• _What the task requires_: Print, exactly as they stand, the lines from the start of the listing to the line containing "205H678M104 243H410M104 282H447M452", inclusive.

┌─ Source data

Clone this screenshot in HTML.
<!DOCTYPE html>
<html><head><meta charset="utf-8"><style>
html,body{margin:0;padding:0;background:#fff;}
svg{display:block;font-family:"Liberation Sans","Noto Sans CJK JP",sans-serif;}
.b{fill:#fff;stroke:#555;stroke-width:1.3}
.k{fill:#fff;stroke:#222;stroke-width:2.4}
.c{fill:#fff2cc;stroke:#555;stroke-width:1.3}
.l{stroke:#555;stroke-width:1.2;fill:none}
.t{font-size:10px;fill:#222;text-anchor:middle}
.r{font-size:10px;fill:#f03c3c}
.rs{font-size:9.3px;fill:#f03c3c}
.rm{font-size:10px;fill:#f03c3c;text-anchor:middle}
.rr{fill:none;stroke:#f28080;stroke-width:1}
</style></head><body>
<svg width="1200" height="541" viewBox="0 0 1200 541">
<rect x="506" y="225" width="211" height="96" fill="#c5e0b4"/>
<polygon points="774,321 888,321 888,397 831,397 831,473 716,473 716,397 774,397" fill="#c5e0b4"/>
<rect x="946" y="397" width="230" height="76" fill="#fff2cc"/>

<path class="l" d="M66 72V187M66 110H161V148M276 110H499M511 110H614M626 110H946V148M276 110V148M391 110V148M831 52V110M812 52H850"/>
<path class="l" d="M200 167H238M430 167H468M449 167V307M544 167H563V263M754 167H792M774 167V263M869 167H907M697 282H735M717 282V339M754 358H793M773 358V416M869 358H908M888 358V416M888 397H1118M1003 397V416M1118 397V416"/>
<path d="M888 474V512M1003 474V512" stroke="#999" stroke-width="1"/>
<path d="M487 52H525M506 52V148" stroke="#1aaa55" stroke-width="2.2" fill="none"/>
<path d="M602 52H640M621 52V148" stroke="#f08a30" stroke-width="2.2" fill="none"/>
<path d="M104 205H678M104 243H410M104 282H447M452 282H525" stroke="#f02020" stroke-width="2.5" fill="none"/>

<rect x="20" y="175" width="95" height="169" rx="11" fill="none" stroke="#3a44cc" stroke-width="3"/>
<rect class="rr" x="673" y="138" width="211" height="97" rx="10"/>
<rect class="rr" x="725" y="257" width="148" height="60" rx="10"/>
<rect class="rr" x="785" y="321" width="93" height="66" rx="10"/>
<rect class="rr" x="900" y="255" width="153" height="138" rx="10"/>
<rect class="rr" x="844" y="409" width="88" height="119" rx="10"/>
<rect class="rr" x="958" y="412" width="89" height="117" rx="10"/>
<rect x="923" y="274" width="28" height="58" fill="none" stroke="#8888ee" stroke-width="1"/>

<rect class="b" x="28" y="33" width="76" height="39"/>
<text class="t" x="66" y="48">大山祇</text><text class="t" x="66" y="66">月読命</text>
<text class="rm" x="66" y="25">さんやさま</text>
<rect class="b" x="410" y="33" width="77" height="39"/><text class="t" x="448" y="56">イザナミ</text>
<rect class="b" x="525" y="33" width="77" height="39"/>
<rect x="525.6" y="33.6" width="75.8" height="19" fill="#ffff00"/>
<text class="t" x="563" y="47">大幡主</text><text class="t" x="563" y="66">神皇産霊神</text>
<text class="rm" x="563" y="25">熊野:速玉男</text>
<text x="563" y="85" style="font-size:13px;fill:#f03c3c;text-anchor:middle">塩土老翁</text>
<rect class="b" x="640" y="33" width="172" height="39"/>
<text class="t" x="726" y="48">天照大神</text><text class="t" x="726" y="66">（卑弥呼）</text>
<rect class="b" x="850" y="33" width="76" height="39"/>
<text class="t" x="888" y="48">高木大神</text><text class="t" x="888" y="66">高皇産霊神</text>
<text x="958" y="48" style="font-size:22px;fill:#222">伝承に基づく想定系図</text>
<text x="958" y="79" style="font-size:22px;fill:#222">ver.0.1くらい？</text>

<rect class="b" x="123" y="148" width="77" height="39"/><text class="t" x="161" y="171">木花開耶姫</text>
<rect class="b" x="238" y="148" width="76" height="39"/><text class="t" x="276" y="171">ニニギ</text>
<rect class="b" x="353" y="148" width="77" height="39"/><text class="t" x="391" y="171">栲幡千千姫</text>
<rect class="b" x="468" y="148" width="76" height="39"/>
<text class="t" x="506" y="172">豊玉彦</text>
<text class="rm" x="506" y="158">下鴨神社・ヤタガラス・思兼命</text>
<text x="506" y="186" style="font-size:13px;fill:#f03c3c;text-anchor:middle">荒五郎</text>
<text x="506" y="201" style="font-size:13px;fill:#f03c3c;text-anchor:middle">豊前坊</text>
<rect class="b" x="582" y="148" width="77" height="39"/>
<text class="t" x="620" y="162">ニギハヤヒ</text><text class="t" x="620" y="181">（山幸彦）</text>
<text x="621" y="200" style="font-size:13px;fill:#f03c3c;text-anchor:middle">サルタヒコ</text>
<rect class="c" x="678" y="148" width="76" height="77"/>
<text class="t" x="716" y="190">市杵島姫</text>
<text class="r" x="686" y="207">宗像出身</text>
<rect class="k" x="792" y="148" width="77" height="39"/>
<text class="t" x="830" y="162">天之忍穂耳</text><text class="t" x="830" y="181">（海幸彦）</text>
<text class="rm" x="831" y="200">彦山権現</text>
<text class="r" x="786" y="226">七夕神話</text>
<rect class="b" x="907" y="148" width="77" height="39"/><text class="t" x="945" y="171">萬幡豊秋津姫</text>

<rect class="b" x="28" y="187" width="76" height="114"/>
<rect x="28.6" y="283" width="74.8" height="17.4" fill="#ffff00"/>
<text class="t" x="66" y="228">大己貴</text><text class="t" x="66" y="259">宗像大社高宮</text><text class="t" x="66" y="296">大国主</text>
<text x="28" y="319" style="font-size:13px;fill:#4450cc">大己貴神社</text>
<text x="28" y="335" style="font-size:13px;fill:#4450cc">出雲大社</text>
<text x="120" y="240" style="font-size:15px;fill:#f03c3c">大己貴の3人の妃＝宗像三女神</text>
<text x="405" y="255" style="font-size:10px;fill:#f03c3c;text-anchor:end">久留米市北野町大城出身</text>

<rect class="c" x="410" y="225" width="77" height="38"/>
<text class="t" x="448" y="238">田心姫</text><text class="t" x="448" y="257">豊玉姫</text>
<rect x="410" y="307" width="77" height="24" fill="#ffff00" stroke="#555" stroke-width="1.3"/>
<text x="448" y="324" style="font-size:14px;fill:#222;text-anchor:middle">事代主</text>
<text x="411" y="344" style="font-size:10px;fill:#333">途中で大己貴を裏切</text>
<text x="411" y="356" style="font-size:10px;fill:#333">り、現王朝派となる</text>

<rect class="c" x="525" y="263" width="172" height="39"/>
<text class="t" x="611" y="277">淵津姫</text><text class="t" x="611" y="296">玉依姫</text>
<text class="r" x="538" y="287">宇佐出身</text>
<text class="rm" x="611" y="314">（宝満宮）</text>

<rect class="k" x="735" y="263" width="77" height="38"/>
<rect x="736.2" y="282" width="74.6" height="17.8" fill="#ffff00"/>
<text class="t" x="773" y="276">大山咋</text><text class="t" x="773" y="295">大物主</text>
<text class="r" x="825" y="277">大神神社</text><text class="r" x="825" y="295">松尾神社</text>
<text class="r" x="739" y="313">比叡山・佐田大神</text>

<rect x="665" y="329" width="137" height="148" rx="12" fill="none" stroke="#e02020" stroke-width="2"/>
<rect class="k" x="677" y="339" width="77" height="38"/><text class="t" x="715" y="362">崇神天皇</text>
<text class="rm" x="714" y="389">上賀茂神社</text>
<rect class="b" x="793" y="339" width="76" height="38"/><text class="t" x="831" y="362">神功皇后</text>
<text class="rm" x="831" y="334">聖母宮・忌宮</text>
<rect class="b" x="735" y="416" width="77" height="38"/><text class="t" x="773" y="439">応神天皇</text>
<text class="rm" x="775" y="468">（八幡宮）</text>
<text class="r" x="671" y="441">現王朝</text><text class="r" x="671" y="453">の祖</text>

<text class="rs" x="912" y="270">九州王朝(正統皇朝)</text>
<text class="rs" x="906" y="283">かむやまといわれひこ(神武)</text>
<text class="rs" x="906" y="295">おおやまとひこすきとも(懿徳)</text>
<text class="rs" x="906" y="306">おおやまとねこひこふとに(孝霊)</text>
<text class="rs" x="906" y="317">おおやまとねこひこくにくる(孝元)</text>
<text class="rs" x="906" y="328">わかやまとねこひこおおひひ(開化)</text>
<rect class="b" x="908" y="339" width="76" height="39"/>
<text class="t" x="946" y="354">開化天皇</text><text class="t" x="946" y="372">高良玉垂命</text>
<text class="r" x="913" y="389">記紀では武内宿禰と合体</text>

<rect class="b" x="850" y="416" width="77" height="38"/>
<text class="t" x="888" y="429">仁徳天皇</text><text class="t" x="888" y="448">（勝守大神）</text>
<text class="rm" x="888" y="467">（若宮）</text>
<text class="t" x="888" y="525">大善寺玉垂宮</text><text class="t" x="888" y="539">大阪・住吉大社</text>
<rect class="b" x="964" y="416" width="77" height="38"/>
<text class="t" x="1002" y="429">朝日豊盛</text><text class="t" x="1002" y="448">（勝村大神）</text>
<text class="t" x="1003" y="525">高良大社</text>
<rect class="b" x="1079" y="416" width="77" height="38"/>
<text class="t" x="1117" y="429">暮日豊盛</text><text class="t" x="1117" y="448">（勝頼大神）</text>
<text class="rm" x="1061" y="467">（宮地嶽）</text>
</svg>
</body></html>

└─

• _Response to the task_:
Clone this screenshot in HTML.
<!DOCTYPE html>
<html><head><meta charset="utf-8"><style>
html,body{margin:0;padding:0;background:#fff;}
svg{display:block;font-family:"Liberation Sans","Noto Sans CJK JP",sans-serif;}
.b{fill:#fff;stroke:#555;stroke-width:1.3}
.k{fill:#fff;stroke:#222;stroke-width:2.4}
.c{fill:#fff2cc;stroke:#555;stroke-width:1.3}
.l{stroke:#555;stroke-width:1.2;fill:none}
.t{font-size:10px;fill:#222;text-anchor:middle}
.r{font-size:10px;fill:#f03c3c}
.rs{font-size:9.3px;fill:#f03c3c}
.rm{font-size:10px;fill:#f03c3c;text-anchor:middle}
.rr{fill:none;stroke:#f28080;stroke-width:1}
</style></head><body>
<svg width="1200" height="541" viewBox="0 0 1200 541">
<rect x="506" y="225" width="211" height="96" fill="#c5e0b4"/>
<polygon points="774,321 888,321 888,397 831,397 831,473 716,473 716,397 774,397" fill="#c5e0b4"/>
<rect x="946" y="397" width="230" height="76" fill="#fff2cc"/>

<path class="l" d="M66 72V187M66 110H161V148M276 110H499M511 110H614M626 110H946V148M276 110V148M391 110V148M831 52V110M812 52H850"/>
<path class="l" d="M200 167H238M430 167H468M449 167V307M544 167H563V263M754 167H792M774 167V263M869 167H907M697 282H735M717 282V339M754 358H793M773 358V416M869 358H908M888 358V416M888 397H1118M1003 397V416M1118 397V416"/>
<path d="M888 474V512M1003 474V512" stroke="#999" stroke-width="1"/>
<path d="M487 52H525M506 52V148" stroke="#1aaa55" stroke-width="2.2" fill="none"/>
<path d="M602 52H640M621 52V148" stroke="#f08a30" stroke-width="2.2" fill="none"/>
<path d="M104 205H678M104 243H410M104 282H447M452 282H525" stroke="#f02020" stroke-width="2.5" fill="none"/>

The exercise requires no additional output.